** start **

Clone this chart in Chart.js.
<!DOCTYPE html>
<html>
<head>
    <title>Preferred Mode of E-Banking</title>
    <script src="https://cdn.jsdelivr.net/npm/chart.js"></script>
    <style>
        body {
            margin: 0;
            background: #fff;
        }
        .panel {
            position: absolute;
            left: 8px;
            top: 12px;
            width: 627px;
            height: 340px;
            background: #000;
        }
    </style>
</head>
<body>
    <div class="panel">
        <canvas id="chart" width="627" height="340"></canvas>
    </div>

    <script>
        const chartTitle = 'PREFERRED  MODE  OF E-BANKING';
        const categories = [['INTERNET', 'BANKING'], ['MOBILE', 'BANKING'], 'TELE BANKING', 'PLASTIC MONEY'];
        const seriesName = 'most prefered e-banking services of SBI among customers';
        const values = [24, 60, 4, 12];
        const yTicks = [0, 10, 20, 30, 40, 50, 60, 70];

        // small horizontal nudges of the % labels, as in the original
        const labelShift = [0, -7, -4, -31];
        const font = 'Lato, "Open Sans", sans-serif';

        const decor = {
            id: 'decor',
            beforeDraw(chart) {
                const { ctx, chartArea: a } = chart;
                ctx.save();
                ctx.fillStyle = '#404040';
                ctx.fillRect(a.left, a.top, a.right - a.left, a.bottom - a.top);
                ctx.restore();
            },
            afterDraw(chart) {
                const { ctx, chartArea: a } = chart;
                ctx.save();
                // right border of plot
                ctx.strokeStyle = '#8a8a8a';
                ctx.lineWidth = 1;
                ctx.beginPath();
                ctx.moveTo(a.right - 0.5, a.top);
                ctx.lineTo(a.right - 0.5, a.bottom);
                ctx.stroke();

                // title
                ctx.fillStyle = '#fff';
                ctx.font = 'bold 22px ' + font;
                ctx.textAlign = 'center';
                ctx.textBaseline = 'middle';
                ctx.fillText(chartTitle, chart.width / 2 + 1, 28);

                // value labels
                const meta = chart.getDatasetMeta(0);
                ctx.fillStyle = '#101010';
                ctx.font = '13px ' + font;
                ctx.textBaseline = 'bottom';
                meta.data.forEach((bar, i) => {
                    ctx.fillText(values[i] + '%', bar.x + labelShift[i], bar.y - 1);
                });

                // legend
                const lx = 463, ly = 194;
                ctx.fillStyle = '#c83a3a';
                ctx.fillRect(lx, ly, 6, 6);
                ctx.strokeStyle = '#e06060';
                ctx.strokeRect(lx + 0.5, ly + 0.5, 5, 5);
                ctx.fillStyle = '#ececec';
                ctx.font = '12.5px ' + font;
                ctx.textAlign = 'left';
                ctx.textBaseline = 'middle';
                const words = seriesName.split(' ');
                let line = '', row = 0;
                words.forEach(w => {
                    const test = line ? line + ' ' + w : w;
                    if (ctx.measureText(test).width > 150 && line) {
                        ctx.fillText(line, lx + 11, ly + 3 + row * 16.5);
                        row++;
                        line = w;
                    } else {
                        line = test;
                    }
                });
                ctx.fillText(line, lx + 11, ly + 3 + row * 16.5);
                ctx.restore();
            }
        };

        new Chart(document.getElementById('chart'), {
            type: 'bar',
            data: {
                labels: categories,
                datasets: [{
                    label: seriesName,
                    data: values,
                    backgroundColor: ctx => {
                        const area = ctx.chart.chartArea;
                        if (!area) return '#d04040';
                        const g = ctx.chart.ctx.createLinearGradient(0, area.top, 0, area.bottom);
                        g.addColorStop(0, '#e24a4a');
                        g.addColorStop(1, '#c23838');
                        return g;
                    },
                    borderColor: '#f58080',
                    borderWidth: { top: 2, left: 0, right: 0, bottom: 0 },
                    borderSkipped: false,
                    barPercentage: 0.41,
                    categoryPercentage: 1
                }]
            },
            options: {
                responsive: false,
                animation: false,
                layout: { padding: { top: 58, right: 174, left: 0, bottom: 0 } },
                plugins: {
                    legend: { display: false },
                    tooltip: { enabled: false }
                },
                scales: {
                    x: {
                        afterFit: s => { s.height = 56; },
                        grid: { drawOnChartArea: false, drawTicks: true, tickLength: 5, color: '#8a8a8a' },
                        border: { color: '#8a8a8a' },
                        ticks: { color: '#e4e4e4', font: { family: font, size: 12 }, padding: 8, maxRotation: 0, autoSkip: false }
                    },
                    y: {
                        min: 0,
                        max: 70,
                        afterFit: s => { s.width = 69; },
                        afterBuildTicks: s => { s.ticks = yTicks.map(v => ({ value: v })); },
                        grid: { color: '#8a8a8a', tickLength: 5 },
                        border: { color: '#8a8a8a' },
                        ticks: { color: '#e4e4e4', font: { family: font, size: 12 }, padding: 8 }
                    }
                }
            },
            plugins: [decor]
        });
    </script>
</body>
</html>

** end **

◆ **WHAT IS ASKED**: Write out all the lines again, exactly as they are.

◆ **SOLUTION TO THIS TASK**:
Clone this chart in Chart.js.
<!DOCTYPE html>
<html>
<head>
    <title>Preferred Mode of E-Banking</title>
    <script src="https://cdn.jsdelivr.net/npm/chart.js"></script>
    <style>
        body {
            margin: 0;
            background: #fff;
        }
        .panel {
            position: absolute;
            left: 8px;
            top: 12px;
            width: 627px;
            height: 340px;
            background: #000;
        }
    </style>
</head>
<body>
    <div class="panel">
        <canvas id="chart" width="627" height="340"></canvas>
    </div>

    <script>
        const chartTitle = 'PREFERRED  MODE  OF E-BANKING';
        const categories = [['INTERNET', 'BANKING'], ['MOBILE', 'BANKING'], 'TELE BANKING', 'PLASTIC MONEY'];
        const seriesName = 'most prefered e-banking services of SBI among customers';
        const values = [24, 60, 4, 12];
        const yTicks = [0, 10, 20, 30, 40, 50, 60, 70];

        // small horizontal nudges of the % labels, as in the original
        const labelShift = [0, -7, -4, -31];
        const font = 'Lato, "Open Sans", sans-serif';

        const decor = {
            id: 'decor',
            beforeDraw(chart) {
                const { ctx, chartArea: a } = chart;
                ctx.save();
                ctx.fillStyle = '#404040';
                ctx.fillRect(a.left, a.top, a.right - a.left, a.bottom - a.top);
                ctx.restore();
            },
            afterDraw(chart) {
                const { ctx, chartArea: a } = chart;
                ctx.save();
                // right border of plot
                ctx.strokeStyle = '#8a8a8a';
                ctx.lineWidth = 1;
                ctx.beginPath();
                ctx.moveTo(a.right - 0.5, a.top);
                ctx.lineTo(a.right - 0.5, a.bottom);
                ctx.stroke();

                // title
                ctx.fillStyle = '#fff';
                ctx.font = 'bold 22px ' + font;
                ctx.textAlign = 'center';
                ctx.textBaseline = 'middle';
                ctx.fillText(chartTitle, chart.width / 2 + 1, 28);

                // value labels
                const meta = chart.getDatasetMeta(0);
                ctx.fillStyle = '#101010';
                ctx.font = '13px ' + font;
                ctx.textBaseline = 'bottom';
                meta.data.forEach((bar, i) => {
                    ctx.fillText(values[i] + '%', bar.x + labelShift[i], bar.y - 1);
                });

                // legend
                const lx = 463, ly = 194;
                ctx.fillStyle = '#c83a3a';
                ctx.fillRect(lx, ly, 6, 6);
                ctx.strokeStyle = '#e06060';
                ctx.strokeRect(lx + 0.5, ly + 0.5, 5, 5);
                ctx.fillStyle = '#ececec';
                ctx.font = '12.5px ' + font;
                ctx.textAlign = 'left';
                ctx.textBaseline = 'middle';
                const words = seriesName.split(' ');
                let line = '', row = 0;
                words.forEach(w => {
                    const test = line ? line + ' ' + w : w;
                    if (ctx.measureText(test).width > 150 && line) {
                        ctx.fillText(line, lx + 11, ly + 3 + row * 16.5);
                        row++;
                        line = w;
                    } else {
                        line = test;
                    }
                });
                ctx.fillText(line, lx + 11, ly + 3 + row * 16.5);
                ctx.restore();
            }
        };

        new Chart(document.getElementById('chart'), {
            type: 'bar',
            data: {
                labels: categories,
                datasets: [{
                    label: seriesName,
                    data: values,
                    backgroundColor: ctx => {
                        const area = ctx.chart.chartArea;
                        if (!area) return '#d04040';
                        const g = ctx.chart.ctx.createLinearGradient(0, area.top, 0, area.bottom);
                        g.addColorStop(0, '#e24a4a');
                        g.addColorStop(1, '#c23838');
                        return g;
                    },
                    borderColor: '#f58080',
                    borderWidth: { top: 2, left: 0, right: 0, bottom: 0 },
                    borderSkipped: false,
                    barPercentage: 0.41,
                    categoryPercentage: 1
                }]
            },
            options: {
                responsive: false,
                animation: false,
                layout: { padding: { top: 58, right: 174, left: 0, bottom: 0 } },
                plugins: {
                    legend: { display: false },
                    tooltip: { enabled: false }
                },
                scales: {
                    x: {
                        afterFit: s => { s.height = 56; },
                        grid: { drawOnChartArea: false, drawTicks: true, tickLength: 5, color: '#8a8a8a' },
                        border: { color: '#8a8a8a' },
                        ticks: { color: '#e4e4e4', font: { family: font, size: 12 }, padding: 8, maxRotation: 0, autoSkip: false }
                    },
                    y: {
                        min: 0,
                        max: 70,
                        afterFit: s => { s.width = 69; },
                        afterBuildTicks: s => { s.ticks = yTicks.map(v => ({ value: v })); },
                        grid: { color: '#8a8a8a', tickLength: 5 },
                        border: { color: '#8a8a8a' },
                        ticks: { color: '#e4e4e4', font: { family: font, size: 12 }, padding: 8 }
                    }
                }
            },
            plugins: [decor]
        });
    </script>
</body>
</html>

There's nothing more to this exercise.